Transitional amendments to UK MiFIR
The "transitional" changes that will be made to UK MiFIR, pending its eventual revocation and replacement by a FSMA-based regulatory rule regime, include the following:
- Share Trading Obligation [29 August 2023]: The provisions in Article 23 of UK MiFIR relating to the Share Trading Obligation will be removed – so firms will be free to trade shares on any UK trading venue or overseas, with any counterparty, or on an OTC basis. What is left of the article will be retitled "Investment firms operating internal matching systems" and will require (as now) that such firms which execute client orders in shares, depositary receipts, ETFs, certificates and other similar financial instruments on a multilateral basis must have Part 4A permission to operate an MTF.
- Derivatives Trading Obligation [29 August 2023]: Although the Article 28 UK MiFIR derivatives trading obligation (DTO) will remain, there will be changes:
- The DTO will be aligned with the UK EMIR clearing obligation in terms of the counterparties that are in scope.
- Under new rules, the FCA will have the power to suspend or modify the DTO, with the Treasury's consent. It may only give such direction if it considers that the suspension or modification is necessary for the purpose of preventing or mitigating disruption to financial markets and advances one or more of the FCA's operational objectives (the "conditions"). If a direction has effect for a period of longer than 6 months, the FCA must, as soon as reasonably practicable after the end of each applicable 6-month period, issue a statement as to why the conditions continue to be met.
- The FCA will also be able to make rules that will disapply the DTO (and also the MiFID best execution obligation and the requirement to operate an MTF or OTF where a firm operates a multilateral system) where the firm carries out its activities as part of a risk reduction service (i.e. a service provided to two or more derivatives counterparties for the purpose of reducing non-market risks in derivative portfolios, such as portfolio compression). A corresponding amendment will be made to UK EMIR to provide for a power for the Bank of England to make rules providing for an exemption from the clearing obligation for use of such risk reduction services.
- Equity pre-trade transparency waivers: The existing statutory regime governing the basis upon which waivers from pre-trade transparency for equity instruments may be granted will be scrapped, so the 'hard wired' reference price, negotiated trade and large in scale waivers will go. Instead, the FCA will have the power to make rules in this regard, provided it considers such rules necessary or expedient for the purpose of advancing one or more of its operational objectives. Such rules may include whatever conditions on the application of the waiver that it considers appropriate. The FCA will also have the power to withdraw already-granted waivers and to suspend the availability of such waivers for up to six months (extendable by a further six months).

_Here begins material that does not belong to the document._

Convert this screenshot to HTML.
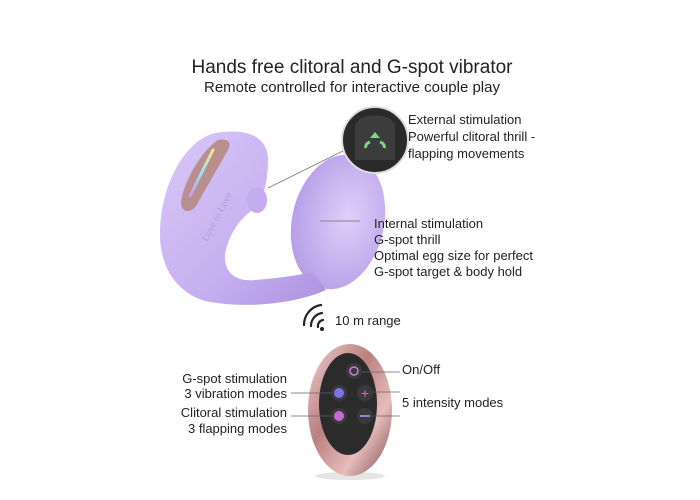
<!DOCTYPE html>
<html><head><style>
html,body{margin:0;padding:0;background:#fff;}
svg{display:block;font-family:"Liberation Sans",sans-serif;}
</style></head><body>
<svg width="700" height="500" viewBox="0 0 700 500" xmlns="http://www.w3.org/2000/svg">
<defs>
<linearGradient id="lav" x1="0" y1="0" x2="1" y2="1">
<stop offset="0" stop-color="#d9c8f6"/><stop offset="0.6" stop-color="#c6aff0"/><stop offset="1" stop-color="#ad92e2"/></linearGradient>
<radialGradient id="egg" cx="0.6" cy="0.45" r="0.6">
<stop offset="0" stop-color="#e0cff9"/><stop offset="1" stop-color="#b89fe8"/></radialGradient>
<linearGradient id="rose" x1="0" y1="0" x2="1" y2="1">
<stop offset="0" stop-color="#f0cfcf"/><stop offset="0.4" stop-color="#b9807f"/><stop offset="0.7" stop-color="#e6bcbc"/><stop offset="1" stop-color="#7a4a4c"/></linearGradient>
<linearGradient id="led" x1="0" y1="0" x2="0" y2="1">
<stop offset="0" stop-color="#f6e78a"/><stop offset="0.5" stop-color="#9de0f0"/><stop offset="1" stop-color="#c99af0"/></linearGradient>
</defs>
<text x="352" y="73" text-anchor="middle" font-size="19" fill="#222">Hands free clitoral and G-spot vibrator</text>
<text x="352" y="92" text-anchor="middle" font-size="15" fill="#222">Remote controlled for interactive couple play</text>

<!-- egg -->
<ellipse cx="338" cy="222" rx="46" ry="68" transform="rotate(12 338 222)" fill="url(#egg)"/>
<!-- vibrator arm -->
<path d="M215 133 C245 128 268 135 268 160 C268 185 262 200 255 208 C240 218 228 235 225 255 C224 272 235 282 255 280 C280 278 300 275 312 272 L326 290 C300 302 250 310 205 301 C175 292 160 265 160 235 C160 185 185 140 215 133 Z" fill="url(#lav)"/>
<!-- clitoral nub -->
<ellipse cx="257" cy="200" rx="10" ry="13" fill="#c4acef"/>
<!-- rose panel -->
<path d="M218 140 C228 138 232 143 228 150 L196 206 C190 214 182 212 181 204 C182 185 200 152 218 140 Z" fill="#b98e8e"/>
<path d="M213 150 L190 196" stroke="url(#led)" stroke-width="3" stroke-linecap="round"/>
<text x="0" y="0" font-family="Liberation Serif,serif" font-size="10" fill="#b29ade" transform="translate(207 242) rotate(-62)">Love to Love</text>
<!-- connector lines -->
<line x1="268" y1="188" x2="345" y2="150" stroke="#777" stroke-width="0.8"/>
<line x1="320" y1="221" x2="360" y2="221" stroke="#888" stroke-width="1"/>
<!-- inset -->
<circle cx="375" cy="140" r="33" fill="#2a2a2a" stroke="#ddd" stroke-width="2"/>
<path d="M355 125 C360 112 390 112 395 125 L395 160 L355 160 Z" fill="#3c3c3c"/>
<path d="M375 132 l5 6 h-10 z" fill="#7fd48a"/>
<path d="M366 148 a7 5 0 0 1 4 -6 M384 148 a7 5 0 0 0 -4 -6" stroke="#7fd48a" stroke-width="3" fill="none"/>
<g font-size="13" fill="#222">
<text x="408" y="124">External stimulation</text>
<text x="408" y="141">Powerful clitoral thrill -</text>
<text x="408" y="158">flapping movements</text>
<text x="374" y="228">Internal stimulation</text>
<text x="374" y="244">G-spot thrill</text>
<text x="374" y="260">Optimal egg size for perfect</text>
<text x="374" y="276">G-spot target &amp; body hold</text>
<text x="335" y="325">10 m range</text>
<text x="287" y="383" text-anchor="end">G-spot stimulation</text>
<text x="287" y="398" text-anchor="end">3 vibration modes</text>
<text x="287" y="417" text-anchor="end">Clitoral stimulation</text>
<text x="287" y="433" text-anchor="end">3 flapping modes</text>
<text x="402" y="374">On/Off</text>
<text x="402" y="407">5 intensity modes</text>
</g>
<!-- wifi -->
<g stroke="#222" stroke-width="2.2" fill="none" stroke-linecap="round">
<path d="M318 327 a6 6 0 0 1 5 -7"/>
<path d="M311 326 a13 13 0 0 1 11 -13"/>
<path d="M304 325 a20 20 0 0 1 17 -20"/>
</g>
<circle cx="322" cy="329" r="2" fill="#222"/>
<!-- remote -->
<ellipse cx="350" cy="476" rx="35" ry="4" fill="#e5e5e5"/>
<ellipse cx="350" cy="410" rx="42" ry="66" fill="url(#rose)"/>
<ellipse cx="348" cy="404" rx="29" ry="51" fill="#2b2b2b"/>
<circle cx="354" cy="371" r="8" fill="#3a3a3a"/><circle cx="354" cy="371" r="4" fill="none" stroke="#c77ee0" stroke-width="1.5"/>
<circle cx="339" cy="393" r="8" fill="#3a3a3a"/><circle cx="339" cy="393" r="5" fill="#7b74e6"/>
<circle cx="365" cy="393" r="8" fill="#3a3a3a"/><text x="365" y="398" text-anchor="middle" font-size="14" fill="#d66bc3">+</text>
<circle cx="339" cy="416" r="8" fill="#3a3a3a"/><circle cx="339" cy="416" r="5" fill="#c66ad8"/>
<circle cx="365" cy="416" r="8" fill="#3a3a3a"/><line x1="360" y1="416" x2="370" y2="416" stroke="#8a86e0" stroke-width="2"/>
<line x1="362" y1="372" x2="400" y2="372" stroke="#666" stroke-width="0.8"/>
<line x1="291" y1="393" x2="331" y2="393" stroke="#666" stroke-width="0.8"/>
<line x1="291" y1="416" x2="331" y2="416" stroke="#666" stroke-width="0.8"/>
<line x1="373" y1="392" x2="400" y2="392" stroke="#666" stroke-width="0.8"/>
<line x1="373" y1="416" x2="400" y2="416" stroke="#666" stroke-width="0.8"/>
</svg>
</body></html>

- Fixed income pre-trade transparency waivers: As regards fixed income instruments and derivatives, again the FCA will have the flexibility as regards pre-trade waivers (and their withdrawal and suspension) and will be required by rules to impose post-trade transparency requirements (which may include provisions relating to deferrals and suspensions).
- Double volume cap [29 August 2023]: The double volume cap mechanism under Article 5, UK MiFIR (which limits the use of the equity waivers under the existing reference price and negotiated trade waivers) is to be scrapped.
- Systematic internalisers: The definition of systematic internaliser will be narrowed back to the qualitative-only definition (i.e. by reference to the "organised, frequent, systematic and substantial basis" criteria (determined in accordance with FCA rules)) and the existing quantitative criteria will be removed. It will still be possible for firms to opt into the regime.
Transitional amendments to UK Securitisation Regulation [29 August 2023]
Under the UK Securitisation Regulation, certain securitisations can be designated as Simple, Transparent and Standardised (STS). Currently, banks and insurers are able to benefit from a preferential capital treatment (relatively speaking), in terms of how much capital they must hold, when investing in an STS securitisation as compared with other types of securitisations, but only where the originator and sponsor of that STS are established in the UK. The UK Securitisation Regulation will be amended to allow the establishment of an equivalence regime for STS securitisations originated in non-UK jurisdictions. Under the changes introduced by the Act, HM Treasury will be able to designate a country or territory outside the UK as having an STS securitisation framework equivalent to that of the UK. This in turn would mean that the preferential capital treatment outlined above would be extended to investments in such "STS equivalent non-UK securitisations".
It should be noted that these transitional changes relate narrowly to the establishment of an STS equivalent non-UK securitisation framework. Other changes that HM Treasury is now considering to the UK securitisation framework as a result of its 2021 report and as part of the Edinburgh Reforms – reflected in a recently published Policy Note and draft SI, The Securitisation Regulations 2023 which the government intends to lay before the end of this year – are outside the immediate changes proposed in the Act for the purposes of the "transitional period". (It should also be noted that, by the government's own admission, the draft Securitisation Regulations (and those draft SIs currently in circulation dealing with Solvency II and the MiFID data reporting services requirements) do not currently conform to the reform structure established by the new Act. Those draft SIs will be restructured, before they are finalised, to align with the new framework approach.)
Power to make further transitional amendments
Aside from the above, HM Treasury will also have the power to make further transitional amendments to any of the legislation referred to in Schedule 1 where it considers it necessary or desirable to do so for one or more listed purposes, including protecting and enhancing the stability of the UK financial system, promoting the effectiveness and functioning of the financial markets, and protecting UK economic competitiveness and protecting consumers.